> Given instruction: Leaving out the pictures, retype the lines from the beginning of the listing through the line containing "width=3pt, line join=miter]".

> Information supplied:

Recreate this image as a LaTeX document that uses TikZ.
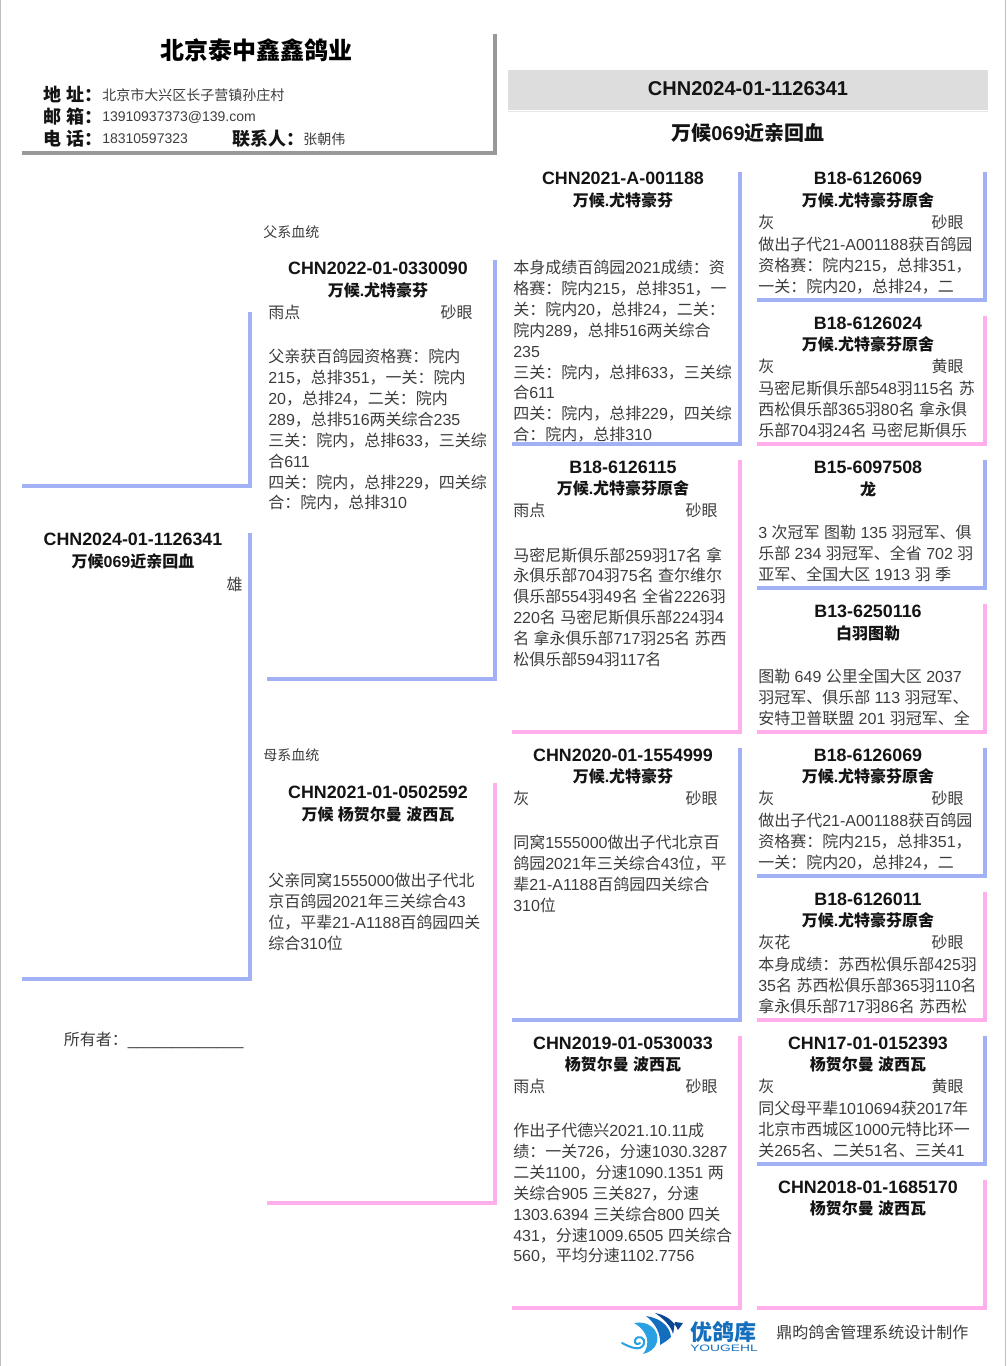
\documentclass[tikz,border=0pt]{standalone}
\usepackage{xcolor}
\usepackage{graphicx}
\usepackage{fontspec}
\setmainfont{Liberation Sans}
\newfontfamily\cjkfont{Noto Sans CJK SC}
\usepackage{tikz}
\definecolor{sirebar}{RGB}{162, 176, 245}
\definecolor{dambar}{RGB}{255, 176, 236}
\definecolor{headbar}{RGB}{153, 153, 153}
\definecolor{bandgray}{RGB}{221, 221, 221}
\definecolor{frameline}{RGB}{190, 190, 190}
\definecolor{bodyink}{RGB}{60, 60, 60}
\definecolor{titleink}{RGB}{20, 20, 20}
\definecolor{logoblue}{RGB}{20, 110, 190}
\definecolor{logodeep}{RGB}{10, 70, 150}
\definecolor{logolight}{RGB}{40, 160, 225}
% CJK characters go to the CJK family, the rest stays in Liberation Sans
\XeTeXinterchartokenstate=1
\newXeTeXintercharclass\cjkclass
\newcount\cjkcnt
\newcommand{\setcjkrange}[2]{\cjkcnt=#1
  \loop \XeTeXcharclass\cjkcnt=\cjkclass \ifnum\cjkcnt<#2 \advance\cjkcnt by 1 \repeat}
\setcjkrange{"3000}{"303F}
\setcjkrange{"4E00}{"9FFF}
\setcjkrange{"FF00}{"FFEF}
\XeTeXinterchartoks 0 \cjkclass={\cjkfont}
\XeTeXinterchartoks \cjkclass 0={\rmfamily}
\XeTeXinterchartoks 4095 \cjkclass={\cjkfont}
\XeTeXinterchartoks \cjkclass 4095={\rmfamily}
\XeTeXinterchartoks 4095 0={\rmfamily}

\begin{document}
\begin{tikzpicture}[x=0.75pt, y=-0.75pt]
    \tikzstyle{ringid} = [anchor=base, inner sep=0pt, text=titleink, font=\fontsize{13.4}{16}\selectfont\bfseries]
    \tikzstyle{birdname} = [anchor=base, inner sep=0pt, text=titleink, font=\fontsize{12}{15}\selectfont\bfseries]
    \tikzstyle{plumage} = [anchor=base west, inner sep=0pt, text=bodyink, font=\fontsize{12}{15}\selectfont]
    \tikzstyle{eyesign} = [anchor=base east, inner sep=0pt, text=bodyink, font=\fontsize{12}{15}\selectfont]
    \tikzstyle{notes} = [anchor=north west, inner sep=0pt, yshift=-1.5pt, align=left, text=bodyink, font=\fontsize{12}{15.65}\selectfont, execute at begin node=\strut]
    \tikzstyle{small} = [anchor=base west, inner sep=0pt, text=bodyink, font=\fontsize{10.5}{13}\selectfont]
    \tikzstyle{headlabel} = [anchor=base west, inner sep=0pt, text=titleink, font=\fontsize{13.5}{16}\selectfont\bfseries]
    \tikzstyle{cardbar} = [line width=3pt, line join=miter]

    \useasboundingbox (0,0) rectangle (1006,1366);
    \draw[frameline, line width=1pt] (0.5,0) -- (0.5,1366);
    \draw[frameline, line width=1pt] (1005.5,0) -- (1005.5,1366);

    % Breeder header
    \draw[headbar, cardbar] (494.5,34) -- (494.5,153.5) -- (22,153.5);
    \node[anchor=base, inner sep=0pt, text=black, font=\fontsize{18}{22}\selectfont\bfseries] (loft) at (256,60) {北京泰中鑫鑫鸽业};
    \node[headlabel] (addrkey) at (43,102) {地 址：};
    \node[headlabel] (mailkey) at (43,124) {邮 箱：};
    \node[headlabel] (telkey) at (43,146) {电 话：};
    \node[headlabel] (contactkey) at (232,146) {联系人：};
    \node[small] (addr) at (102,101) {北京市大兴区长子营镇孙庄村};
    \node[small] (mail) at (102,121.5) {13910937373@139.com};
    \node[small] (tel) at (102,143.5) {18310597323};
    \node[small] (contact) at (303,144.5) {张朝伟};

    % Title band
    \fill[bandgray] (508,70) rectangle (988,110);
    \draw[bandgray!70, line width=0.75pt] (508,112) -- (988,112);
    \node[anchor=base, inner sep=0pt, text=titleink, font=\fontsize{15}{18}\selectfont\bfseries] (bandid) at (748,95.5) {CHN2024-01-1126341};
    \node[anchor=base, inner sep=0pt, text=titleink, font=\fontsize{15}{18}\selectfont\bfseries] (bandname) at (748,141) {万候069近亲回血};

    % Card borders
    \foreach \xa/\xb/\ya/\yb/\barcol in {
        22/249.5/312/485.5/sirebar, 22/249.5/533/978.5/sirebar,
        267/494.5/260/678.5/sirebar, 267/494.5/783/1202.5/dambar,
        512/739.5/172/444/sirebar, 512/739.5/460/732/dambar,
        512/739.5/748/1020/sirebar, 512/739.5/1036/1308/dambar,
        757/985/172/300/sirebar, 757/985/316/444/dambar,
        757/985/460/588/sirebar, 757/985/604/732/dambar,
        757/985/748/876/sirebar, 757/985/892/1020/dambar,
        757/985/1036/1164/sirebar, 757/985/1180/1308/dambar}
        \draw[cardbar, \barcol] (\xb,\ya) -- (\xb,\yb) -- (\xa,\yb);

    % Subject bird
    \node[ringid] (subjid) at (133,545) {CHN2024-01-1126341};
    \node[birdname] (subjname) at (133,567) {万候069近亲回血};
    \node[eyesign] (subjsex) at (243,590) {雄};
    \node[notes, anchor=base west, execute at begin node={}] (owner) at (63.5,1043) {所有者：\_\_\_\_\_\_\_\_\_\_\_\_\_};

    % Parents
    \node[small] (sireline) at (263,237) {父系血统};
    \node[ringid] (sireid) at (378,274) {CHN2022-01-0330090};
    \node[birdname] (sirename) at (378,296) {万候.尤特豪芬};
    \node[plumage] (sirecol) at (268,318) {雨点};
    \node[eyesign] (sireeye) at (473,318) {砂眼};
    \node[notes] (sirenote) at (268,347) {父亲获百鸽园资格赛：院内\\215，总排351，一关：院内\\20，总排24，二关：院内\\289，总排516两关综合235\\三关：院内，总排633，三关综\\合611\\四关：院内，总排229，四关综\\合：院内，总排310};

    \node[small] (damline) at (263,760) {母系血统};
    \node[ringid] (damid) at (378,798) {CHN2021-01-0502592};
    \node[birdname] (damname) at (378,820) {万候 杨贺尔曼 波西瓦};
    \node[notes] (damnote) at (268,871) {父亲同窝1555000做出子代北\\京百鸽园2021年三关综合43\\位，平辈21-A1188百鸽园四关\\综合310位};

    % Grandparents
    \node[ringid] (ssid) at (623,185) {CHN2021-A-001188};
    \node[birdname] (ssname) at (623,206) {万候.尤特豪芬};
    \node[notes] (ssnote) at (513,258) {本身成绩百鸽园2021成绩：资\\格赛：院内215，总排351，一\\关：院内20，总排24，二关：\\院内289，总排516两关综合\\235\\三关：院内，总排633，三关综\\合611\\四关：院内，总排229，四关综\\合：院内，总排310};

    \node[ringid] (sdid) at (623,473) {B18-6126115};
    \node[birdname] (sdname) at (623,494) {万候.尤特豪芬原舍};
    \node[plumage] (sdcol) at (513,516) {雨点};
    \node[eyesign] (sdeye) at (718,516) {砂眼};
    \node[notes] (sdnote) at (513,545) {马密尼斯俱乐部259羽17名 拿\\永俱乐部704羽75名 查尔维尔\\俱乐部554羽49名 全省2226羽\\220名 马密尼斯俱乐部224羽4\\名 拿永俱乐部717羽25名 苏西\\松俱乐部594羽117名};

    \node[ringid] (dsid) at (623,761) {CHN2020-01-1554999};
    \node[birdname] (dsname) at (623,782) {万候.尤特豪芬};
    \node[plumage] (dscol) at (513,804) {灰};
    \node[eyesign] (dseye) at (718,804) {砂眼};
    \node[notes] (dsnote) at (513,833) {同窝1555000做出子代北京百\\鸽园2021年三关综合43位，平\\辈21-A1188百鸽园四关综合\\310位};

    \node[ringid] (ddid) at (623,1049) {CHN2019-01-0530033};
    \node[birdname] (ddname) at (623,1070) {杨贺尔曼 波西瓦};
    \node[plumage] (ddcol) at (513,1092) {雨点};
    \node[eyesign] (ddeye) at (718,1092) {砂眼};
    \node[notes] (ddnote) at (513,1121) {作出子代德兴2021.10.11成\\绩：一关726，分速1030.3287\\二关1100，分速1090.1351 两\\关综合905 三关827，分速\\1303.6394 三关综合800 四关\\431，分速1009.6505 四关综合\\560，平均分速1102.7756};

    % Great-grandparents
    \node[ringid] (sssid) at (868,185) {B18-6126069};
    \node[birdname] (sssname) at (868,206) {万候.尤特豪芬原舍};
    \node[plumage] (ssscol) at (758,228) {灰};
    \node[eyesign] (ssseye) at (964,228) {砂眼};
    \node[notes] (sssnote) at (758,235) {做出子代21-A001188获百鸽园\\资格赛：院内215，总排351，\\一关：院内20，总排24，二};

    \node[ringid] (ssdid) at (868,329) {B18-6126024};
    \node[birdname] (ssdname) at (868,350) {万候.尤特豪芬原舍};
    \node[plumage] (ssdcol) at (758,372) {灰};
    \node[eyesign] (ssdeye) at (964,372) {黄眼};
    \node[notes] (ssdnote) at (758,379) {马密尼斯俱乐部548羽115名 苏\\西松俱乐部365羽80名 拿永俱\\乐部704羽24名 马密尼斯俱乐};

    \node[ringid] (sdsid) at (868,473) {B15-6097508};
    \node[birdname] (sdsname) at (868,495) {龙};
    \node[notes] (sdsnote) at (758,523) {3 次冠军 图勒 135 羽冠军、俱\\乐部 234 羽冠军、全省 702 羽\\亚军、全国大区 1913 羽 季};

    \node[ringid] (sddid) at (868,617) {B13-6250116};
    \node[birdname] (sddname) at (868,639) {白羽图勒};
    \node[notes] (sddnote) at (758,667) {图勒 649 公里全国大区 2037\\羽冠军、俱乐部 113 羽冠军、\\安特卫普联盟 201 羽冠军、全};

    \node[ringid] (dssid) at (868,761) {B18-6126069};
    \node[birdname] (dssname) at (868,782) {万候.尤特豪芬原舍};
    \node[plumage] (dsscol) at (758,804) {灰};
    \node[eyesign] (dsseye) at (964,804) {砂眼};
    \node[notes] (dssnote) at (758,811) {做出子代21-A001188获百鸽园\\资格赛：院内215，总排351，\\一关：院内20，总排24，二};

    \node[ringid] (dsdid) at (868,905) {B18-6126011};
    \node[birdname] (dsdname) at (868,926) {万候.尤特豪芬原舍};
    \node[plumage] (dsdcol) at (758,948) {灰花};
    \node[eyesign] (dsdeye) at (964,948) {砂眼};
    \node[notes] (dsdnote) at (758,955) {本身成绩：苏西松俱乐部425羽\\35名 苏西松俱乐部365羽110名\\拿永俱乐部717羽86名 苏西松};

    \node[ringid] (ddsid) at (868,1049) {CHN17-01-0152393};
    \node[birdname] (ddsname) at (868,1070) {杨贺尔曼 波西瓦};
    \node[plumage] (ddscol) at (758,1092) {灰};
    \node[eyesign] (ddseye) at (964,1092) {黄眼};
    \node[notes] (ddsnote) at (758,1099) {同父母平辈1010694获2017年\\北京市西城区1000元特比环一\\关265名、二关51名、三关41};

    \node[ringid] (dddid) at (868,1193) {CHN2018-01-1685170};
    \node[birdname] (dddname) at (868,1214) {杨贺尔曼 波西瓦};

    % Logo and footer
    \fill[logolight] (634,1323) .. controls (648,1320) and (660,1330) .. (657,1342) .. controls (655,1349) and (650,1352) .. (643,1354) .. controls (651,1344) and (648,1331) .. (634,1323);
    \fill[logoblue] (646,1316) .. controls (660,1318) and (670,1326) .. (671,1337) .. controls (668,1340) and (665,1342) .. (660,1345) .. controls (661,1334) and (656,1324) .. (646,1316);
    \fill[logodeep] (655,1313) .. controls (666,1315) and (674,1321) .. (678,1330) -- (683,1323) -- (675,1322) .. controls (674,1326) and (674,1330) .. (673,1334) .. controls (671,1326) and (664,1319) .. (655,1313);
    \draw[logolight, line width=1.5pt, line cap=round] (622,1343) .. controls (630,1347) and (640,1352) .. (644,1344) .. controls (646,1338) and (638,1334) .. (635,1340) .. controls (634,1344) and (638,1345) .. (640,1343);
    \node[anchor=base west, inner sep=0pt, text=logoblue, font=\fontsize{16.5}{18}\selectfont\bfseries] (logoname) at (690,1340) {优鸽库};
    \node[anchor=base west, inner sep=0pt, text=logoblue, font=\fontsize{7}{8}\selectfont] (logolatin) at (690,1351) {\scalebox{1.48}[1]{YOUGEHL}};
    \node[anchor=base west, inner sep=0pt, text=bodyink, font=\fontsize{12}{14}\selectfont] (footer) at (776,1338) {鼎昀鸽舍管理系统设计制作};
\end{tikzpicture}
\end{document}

> Written solution:
Recreate this image as a LaTeX document that uses TikZ.
\documentclass[tikz,border=0pt]{standalone}
\usepackage{xcolor}
\usepackage{graphicx}
\usepackage{fontspec}
\setmainfont{Liberation Sans}
\newfontfamily\cjkfont{Noto Sans CJK SC}
\usepackage{tikz}
\definecolor{sirebar}{RGB}{162, 176, 245}
\definecolor{dambar}{RGB}{255, 176, 236}
\definecolor{headbar}{RGB}{153, 153, 153}
\definecolor{bandgray}{RGB}{221, 221, 221}
\definecolor{frameline}{RGB}{190, 190, 190}
\definecolor{bodyink}{RGB}{60, 60, 60}
\definecolor{titleink}{RGB}{20, 20, 20}
\definecolor{logoblue}{RGB}{20, 110, 190}
\definecolor{logodeep}{RGB}{10, 70, 150}
\definecolor{logolight}{RGB}{40, 160, 225}
% CJK characters go to the CJK family, the rest stays in Liberation Sans
\XeTeXinterchartokenstate=1
\newXeTeXintercharclass\cjkclass
\newcount\cjkcnt
\newcommand{\setcjkrange}[2]{\cjkcnt=#1
  \loop \XeTeXcharclass\cjkcnt=\cjkclass \ifnum\cjkcnt<#2 \advance\cjkcnt by 1 \repeat}
\setcjkrange{"3000}{"303F}
\setcjkrange{"4E00}{"9FFF}
\setcjkrange{"FF00}{"FFEF}
\XeTeXinterchartoks 0 \cjkclass={\cjkfont}
\XeTeXinterchartoks \cjkclass 0={\rmfamily}
\XeTeXinterchartoks 4095 \cjkclass={\cjkfont}
\XeTeXinterchartoks \cjkclass 4095={\rmfamily}
\XeTeXinterchartoks 4095 0={\rmfamily}

\begin{document}
\begin{tikzpicture}[x=0.75pt, y=-0.75pt]
    \tikzstyle{ringid} = [anchor=base, inner sep=0pt, text=titleink, font=\fontsize{13.4}{16}\selectfont\bfseries]
    \tikzstyle{birdname} = [anchor=base, inner sep=0pt, text=titleink, font=\fontsize{12}{15}\selectfont\bfseries]
    \tikzstyle{plumage} = [anchor=base west, inner sep=0pt, text=bodyink, font=\fontsize{12}{15}\selectfont]
    \tikzstyle{eyesign} = [anchor=base east, inner sep=0pt, text=bodyink, font=\fontsize{12}{15}\selectfont]
    \tikzstyle{notes} = [anchor=north west, inner sep=0pt, yshift=-1.5pt, align=left, text=bodyink, font=\fontsize{12}{15.65}\selectfont, execute at begin node=\strut]
    \tikzstyle{small} = [anchor=base west, inner sep=0pt, text=bodyink, font=\fontsize{10.5}{13}\selectfont]
    \tikzstyle{headlabel} = [anchor=base west, inner sep=0pt, text=titleink, font=\fontsize{13.5}{16}\selectfont\bfseries]
    \tikzstyle{cardbar} = [line width=3pt, line join=miter]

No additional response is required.